After bringing it home to my own Player 3, she hastily threw the box top aside and began investigating the colorful pieces. A sure sign she was ready to play! Set up was a breeze and the tiles were clear and easy to explain to her. Player 3 also laughed mechanically as we would be dealing with treasure and dynamite which she thought was a spectacular combination. The only element I really focused on when setting up was the placement of the mines. I specifically lined them up in front of her so she could easily reach all of them. Granted this made things a bit more difficult for the grownups but I usually stand up for this game because of my short little T-Rex arms anyway. So it was a small adjustment for me.
We also edited the rules a bit. Removing the Minion tiles, Minion cards and Torches from the game. Now some of you might be wondering if I “broke the game” when I did this. The minions are a huge part of the game but completely unnecessary when teaching the basics of how it works. I’ve been editing game rules for Player 3 and her friends for four years now and I found that teaching the game in steps always works best for little ones.

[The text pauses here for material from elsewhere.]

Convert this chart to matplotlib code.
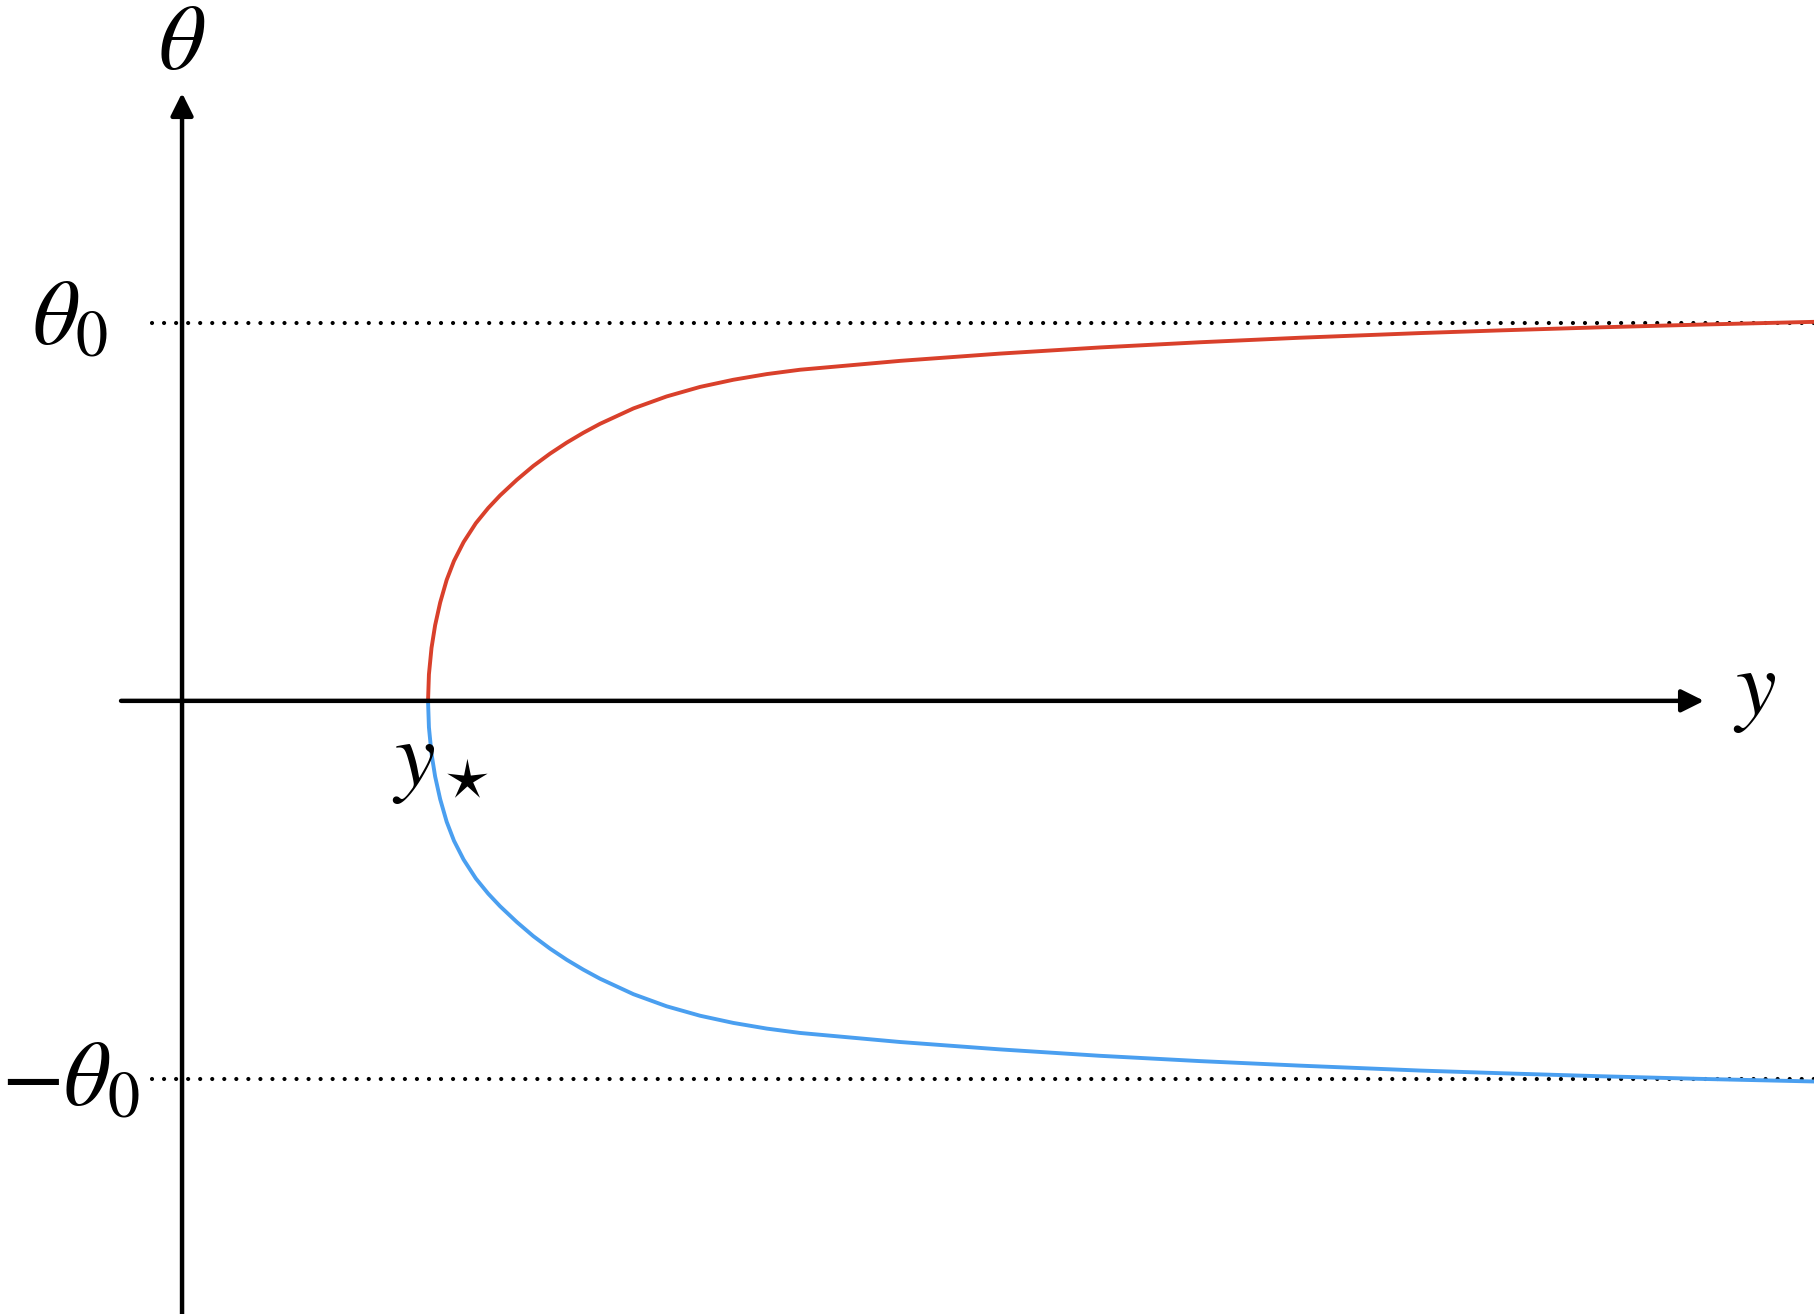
import matplotlib
matplotlib.use("Agg")
import matplotlib.pyplot as plt

plt.rcParams['mathtext.fontset'] = 'stix'

# valeurs (y en unités de y*, theta en unités de theta0)
y_upper = [1.000, 1.0036, 1.0141, 1.0288, 1.0493, 1.0758, 1.1054, 1.1446, 1.1944,
           1.2445, 1.293, 1.361, 1.428, 1.496, 1.564, 1.631, 1.699, 1.835, 1.970,
           2.106, 2.241, 2.377, 2.512, 2.919, 3.325, 3.732, 4.138, 4.545, 5.033,
           5.358, 5.764, 6.171, 6.640]
theta_upper = [0.000, 0.070, 0.140, 0.200, 0.260, 0.320, 0.370, 0.420, 0.470,
               0.510, 0.5435, 0.5847, 0.6214, 0.654, 0.6832, 0.709, 0.7328, 0.7736, 0.8053,
               0.8305, 0.8494, 0.8644, 0.8759, 0.8994, 0.9186, 0.9349, 0.9486, 0.9606, 0.9729,
               0.980, 0.9881, 0.9953, 1.0027]

y_lower = [1.000, 1.0036, 1.0141, 1.0288, 1.0493, 1.0758, 1.1054, 1.1446, 1.1944,
           1.2445, 1.293, 1.361, 1.428, 1.496, 1.564, 1.631, 1.699, 1.835, 1.970,
           2.106, 2.241, 2.377, 2.512, 2.919, 3.325, 3.732, 4.138, 4.545, 5.033,
           5.358, 5.764, 6.171, 6.640]
theta_lower = [0.000, -0.070, -0.140, -0.200, -0.260, -0.320, -0.370, -0.420, -0.470,
               -0.510, -0.5435, -0.5852, -0.6225, -0.6555, -0.6850, -0.7110, -0.7350, -0.7760, -0.8080,
               -0.8330, -0.8520, -0.8670, -0.8785, -0.9025, -0.9220, -0.9390, -0.9530, -0.9650, -0.9780,
               -0.9850, -0.9930, -1.0000, -1.0070]

theta0 = 1.0
y_star = 1.0

RED = '#d9402b'
BLUE = '#4a9ff0'

fig = plt.figure(figsize=(18.14, 13.14), dpi=100)
ax = fig.add_axes([0, 0, 1, 1])
ax.set_xlim(-0.740, 6.634)
ax.set_ylim(-1.622, 1.854)
ax.axis('off')

# lignes pointillées +/- theta0
for lev in (theta0, -theta0):
    ax.plot([-0.122, 6.634], [lev, lev], color='black', lw=3.0,
            linestyle=(0, (0.01, 2.88)), dash_capstyle='round')

# axes avec flèches
arr = dict(arrowstyle='-|>', lw=3.2, color='black', shrinkA=0, shrinkB=0,
           mutation_scale=34)
ax.annotate('', xy=(0, 1.608), xytext=(0, -1.63), arrowprops=arr)
ax.annotate('', xy=(6.187, 0), xytext=(-0.248, 0), arrowprops=arr)

# courbes
ax.plot(y_upper, theta_upper, color=RED, lw=2.8, solid_capstyle='butt',
        solid_joinstyle='round')
ax.plot(y_lower, theta_lower, color=BLUE, lw=2.8, solid_capstyle='butt',
        solid_joinstyle='round')

fs = 66
ax.text(0, 1.740, r'$\theta$', fontsize=fs, ha='center', va='center')
ax.text(-0.455, theta0 + 0.012, r'$\theta_0$', fontsize=fs, ha='center', va='center')
ax.text(-0.171, -theta0, r'$-\theta_0$', fontsize=fs, ha='right', va='center')
ax.text(6.394, 0.030, r'$y$', fontsize=fs, ha='center', va='center')
ax.text(y_star + 0.049, -0.160, r'$y_\star$', fontsize=fs, ha='center', va='center')

fig.savefig('out.png', dpi=100)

Once they’ve learned the basics then you can always start adding in the other rules to challenge them further, however I stress you should do this only if it is needed. As a recommendation, if your child isn’t familiar with bluffing tactics then I would not add in the Minion elements as they have not learned the basics of this game.
For our first few rounds Player 3 did not catch on to the bluffing elements but by the end of the game we were able to add the minions back in. She also relied heavily on the Minion Card’s pictures as she is still a beginner reader and was successful with utilizing them by memorizing a few symbols on the cards.
Now some of the games that I play with Player 3 can only be played a few times in a row before I’m ready to put that game away. With Greedy Greedy Goblins I found myself saying yes to that 6th time it was played in a row and any good game should leave you with that excitement for the next round.
Edited Rules: We didn’t use the torch tiles because let’s be honest, this mechanic sometimes confuse adults. Also for younger players I would recommend removing the minion cards and tiles as this keeps things a bit simpler, especially when introducing the game.
Age my Child Played: 5 , and any game savvy 4 year old could play too without the torches/Minions. The biggest problem could be the children not being able to reach all the mines. So you might need to line them up in front of the kiddo and have everyone play near them. (Box Recommended Age: 14+)
Skills Required: Not putting stuff in your mouth.
Skills Acquired: Memory, beginners strategy building, beginners bluffing.
Replay Value: This game doesn’t seem to get old, for younger players or adults.
Review: This game is an excellent game for any age and for those veteran board gamers looking to introduce new players to the hobby. The game play is simple and with everyone playing at the same time, this becomes a perfect “table time” builder. Which is an important step in your children’s board game success.